This morning, the Government of Saskatchewan announced a four-point affordability plan that they say will help people address the rising cost of living.
"Higher global commodity prices are driving growth in Saskatchewan's economy, creating jobs and improving our budget position," Deputy Premier and Finance Minister Donna Harpauer said, "However, higher commodity prices are also driving up the cost of almost everything you buy."
"Saskatchewan people own the resources. Saskatchewan people should benefit when resource prices are high. That's why we're going to use higher resource revenues to help address rising costs and to retire up to $1 billion of the province's debt."

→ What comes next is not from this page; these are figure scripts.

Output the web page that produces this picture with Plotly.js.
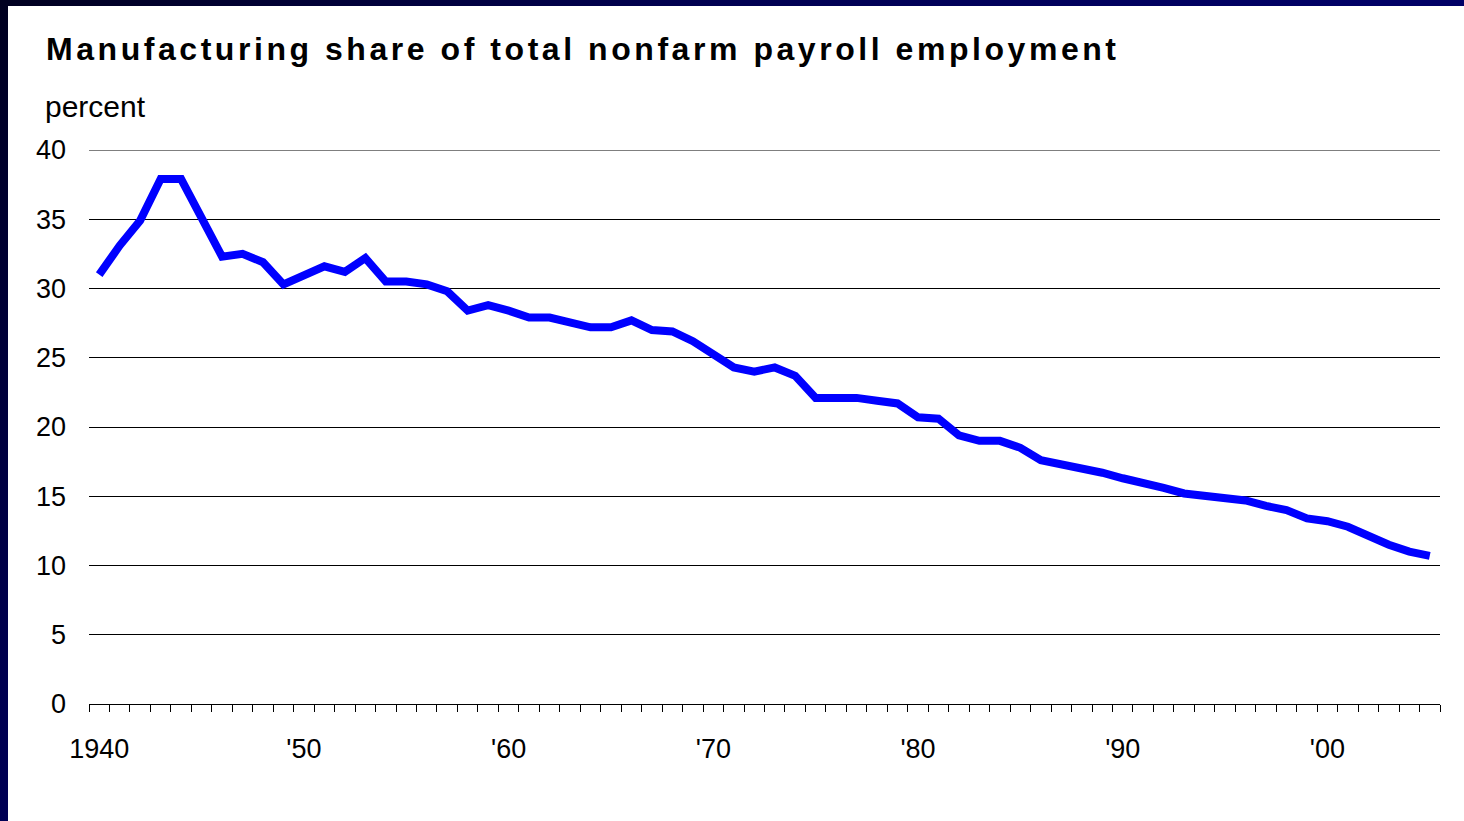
<!DOCTYPE html>
<html>
<head>
<meta charset="utf-8">
<script src="https://cdn.plot.ly/plotly-3.0.1.min.js"></script>
<style>
  html, body { margin: 0; padding: 0; width: 1464px; height: 821px; overflow: hidden;
    background: linear-gradient(135deg, #000020 0%, #000050 30%, #000066 60%); }
  #chart { position: absolute; left: 8px; top: 6px; width: 1456px; height: 815px; background: #fff; }
  .gtitle { letter-spacing: 3.55px; }
</style>
</head>
<body>
<div id="chart"></div>
<script>
// Years (categories)
const years = [1940,1941,1942,1943,1944,1945,1946,1947,1948,1949,
               1950,1951,1952,1953,1954,1955,1956,1957,1958,1959,
               1960,1961,1962,1963,1964,1965,1966,1967,1968,1969,
               1970,1971,1972,1973,1974,1975,1976,1977,1978,1979,
               1980,1981,1982,1983,1984,1985,1986,1987,1988,1989,
               1990,1991,1992,1993,1994,1995,1996,1997,1998,1999,
               2000,2001,2002,2003,2004,2005];
// Manufacturing share of total nonfarm payroll employment, percent
const share = [31.0,33.1,34.9,37.9,37.9,35.2,32.3,32.5,31.9,30.3,
               31.0,31.6,31.2,32.2,30.5,30.5,30.3,29.8,28.4,28.8,
               28.4,27.9,27.9,27.6,27.2,27.2,27.7,27.0,26.9,26.2,
               25.2,24.3,24.0,24.3,23.7,22.1,22.1,22.1,21.9,21.7,
               20.7,20.6,19.4,19.0,19.0,18.5,17.6,17.3,17.1,16.7,
               16.3,16.0,15.6,15.2,15.0,14.9,14.7,14.3,14.0,13.4,
               13.2,12.8,12.1,11.5,11.0,10.7];
// Axis labels
const xTickVals = [1940,1950,1960,1970,1980,1990,2000];
const xTickText = ["1940","'50","'60","'70","'80","'90","'00"];
const yTickVals = [0,5,10,15,20,25,30,35,40];
const yMax = 40;

const W = 1456, H = 815;
const ml = 81, mr = 24, mt = 144, mb = 117;
const pw = W - ml - mr, ph = H - mt - mb;

const trace = {
  x: years, y: share, type: 'scatter', mode: 'lines',
  line: { color: '#0000FF', width: 8, shape: 'linear' },
  hoverinfo: 'x+y'
};

const layout = {
  width: W, height: H,
  margin: { l: ml, r: mr, t: mt, b: mb, pad: 0 },
  paper_bgcolor: '#ffffff', plot_bgcolor: '#ffffff',
  font: { family: 'Liberation Sans, Arial, sans-serif', color: '#000' },
  showlegend: false,
  title: {
    text: '<b>Manufacturing share of total nonfarm payroll employment</b>',
    font: { family: 'Liberation Sans, Arial, sans-serif', size: 32, color: '#000' },
    x: 38 / W, xanchor: 'left', xref: 'container',
    y: 1 - 43 / H, yanchor: 'middle', yref: 'container'
  },
  xaxis: {
    type: 'linear', range: [1939.5, 2005.5],
    tickmode: 'array', tickvals: xTickVals, ticktext: xTickText,
    ticks: 'outside', ticklen: 7, tickcolor: 'rgba(0,0,0,0)', tickwidth: 1,
    ticklabelstandoff: 14,
    minor: { tickmode: 'linear', tick0: 1939.5, dtick: 1, ticks: 'outside', ticklen: 7, tickcolor: '#000', tickwidth: 1, showgrid: false },
    showline: true, linecolor: '#000', linewidth: 1,
    showgrid: false, zeroline: false,
    tickfont: { size: 27, color: '#000', family: 'Liberation Sans, Arial, sans-serif' },
    fixedrange: true
  },
  yaxis: {
    range: [0, yMax], tickmode: 'array', tickvals: yTickVals,
    showgrid: true, gridcolor: '#000', gridwidth: 1,
    zeroline: false, showline: false, ticks: '',
    ticklabelstandoff: 22,
    tickfont: { size: 27, color: '#000', family: 'Liberation Sans, Arial, sans-serif' },
    fixedrange: true
  },
  shapes: [{
    type: 'line', xref: 'paper', yref: 'y', x0: 0, x1: 1, y0: yMax, y1: yMax,
    line: { color: '#000', width: 1 }, layer: 'below'
  }],
  annotations: [{
    text: 'percent', showarrow: false,
    xref: 'paper', yref: 'paper',
    x: (35 - ml) / pw, xanchor: 'left',
    y: (H - mb - 100) / ph, yanchor: 'middle',
    font: { size: 30, color: '#000', family: 'Liberation Sans, Arial, sans-serif' }
  }]
};

Plotly.newPlot('chart', [trace], layout, { displayModeBar: false, staticPlot: true });
</script>
</body>
</html>
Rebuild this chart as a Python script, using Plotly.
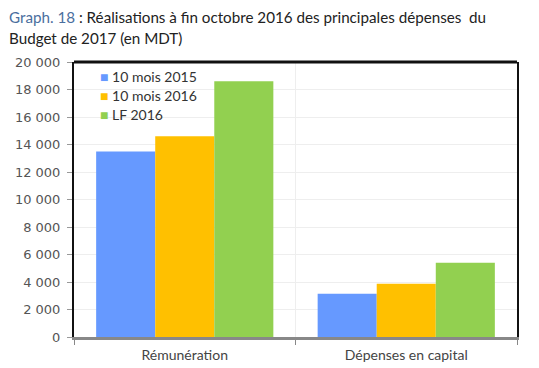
import plotly.graph_objects as go

categories = ["Rémunération", "Dépenses en capital"]
series_names = ["10 mois 2015", "10 mois 2016", "LF 2016"]
vals_2015 = [13500, 3150]
vals_2016 = [14600, 3880]
vals_lf = [18600, 5400]
colors = ["#6699FF", "#FFC000", "#92D050"]

fig = go.Figure()
for name, vals, col in zip(series_names, [vals_2015, vals_2016, vals_lf], colors):
    fig.add_trace(go.Bar(name=name, x=categories, y=vals, marker=dict(color=col, line=dict(width=0))))

title_font = "Lato, 'Open Sans', sans-serif"
tick_font = "'DejaVu Sans', sans-serif"

annotations = [
    dict(text="<span style='color:#4A6E9E'>Graph. 18</span> : Réalisations à fin octobre 2016 des principales dépenses  du",
         xref="paper", yref="paper", x=-0.152, y=1.162, xanchor="left", yanchor="middle",
         showarrow=False, font=dict(family=title_font, size=15.2, color="#222222")),
    dict(text="Budget de 2017 (en MDT)",
         xref="paper", yref="paper", x=-0.152, y=1.086, xanchor="left", yanchor="middle",
         showarrow=False, font=dict(family=title_font, size=15.2, color="#222222")),
]
for i, (name, col) in enumerate(zip(series_names, colors)):
    annotations.append(dict(
        text=f"<span style='color:{col}'>■</span> {name}",
        xref="paper", yref="paper", x=0.055, y=0.946 - i * 0.069,
        xanchor="left", yanchor="middle", showarrow=False,
        font=dict(family=title_font, size=14, color="#333333"),
    ))

fig.update_layout(
    width=539, height=368,
    margin=dict(l=74, r=22, t=62, b=31, autoexpand=False),
    paper_bgcolor="white", plot_bgcolor="white",
    barmode="group", bargap=0.2, bargroupgap=0,
    separators=", ",
    font=dict(family=title_font, size=13, color="#444444"),
    showlegend=False,
    annotations=annotations,
    xaxis=dict(
        automargin=False,
        showline=True, linecolor="#888888", linewidth=3,
        ticks="outside", tickson="boundaries", ticklen=5, tickcolor="#888888",
        showgrid=True, gridcolor="#EEEEEE",
        tickfont=dict(family=title_font, size=14, color="#444444"),
        ticklabelstandoff=3,
    ),
    yaxis=dict(
        automargin=False,
        range=[0, 20000], dtick=2000, tickformat=",d",
        showline=True, linecolor="#111111", linewidth=2, mirror=True,
        ticks="outside", ticklen=5, tickcolor="#999999",
        showgrid=True, gridcolor="#EEEEEE", zeroline=False,
        tickfont=dict(family=tick_font, size=13, color="#555555"),
        ticklabelstandoff=4,
    ),
    shapes=[dict(type="line", xref="paper", yref="paper", x0=0, x1=1, y0=1, y1=1,
                 line=dict(color="#111111", width=3))],
)

fig.write_html("out.html", config={"displayModeBar": False},
               post_script="document.body.style.margin='0';document.body.style.padding='0';")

The first point of the plan is the Saskatchewan Affordability Tax Credit payment, a cheque of $500 to Saskatchewan residents who are 18 years of age or older as of December 31, 2022, and who have filed a 2021 tax return as a resident of Saskatchewan.
This was announced by Premier Scott Moe Monday afternoon, citing the increased surplus the province received from higher resource prices.
Saskatchewan residents who have not filed a 2021 tax return are encouraged to do so as soon as possible. The Government is estimating the cost of the tax credit is $450 million, with an estimated up to 900,000 cheques to be mailed.
The plan will also be removing portions of old policies, as fitness and gym memberships and some recreational activities from the previously planned October PST expansion will no longer come into effect.
PST will not be charged to residents under 18 years of age participating in recreational activities including golf, curling, hockey, tennis, basketball, and similar formal sporting activities where the individual participates in a league or service where a round, game, or match are completed. These activities will be taxable for individuals 18 years of age and older.
PST will not be applied to fitness classes as well as personal training and other fitness activities offered through municipal recreational facilities. PST will not be applied to arts, cultural, and sports programming and league membership fees like gymnastics fees, art classes, or acting classes, among others.
Businesses that qualify as small suppliers for GST purposes will be exempt from collecting PST.
PST will be applied to ticket admissions to sporting events, concerts, trade shows, fairs, rodeos, movie theatres, professional water parks, and entertainment admissions like escape rooms, batting cages, and arcades.
This change is being estimated by the government to reduce PST revenue this year by $3 million.
They will also be extending the small business tax rate reduction, at 0 per cent retroactive to July 1, 2022, and delaying the restoration of the rate to 2 per cent to July 1, 2024.
The government says it will save small businesses $93.1 million over the next three years, on average $3,000 for each small business.
$1 billion in operating debt will also be foreclosed.
Debt is now forecast to be $1.7 billion lower by fiscal year-end than projected at budget as the province's projected surplus provides the ability to retire up to $1 billion in debt, and the province no longer needs to borrow for operations due to the improved financial position.
That Debt retirement and lower borrowing results in lower financing charges due to an estimated $49 million decrease in interest costs.
"Helping Saskatchewan people through a time of higher costs, as well as taking the prudent measure of retiring debt, strikes the right balance and helps our province move forward," Harpauer said. "That's growth that works for everyone."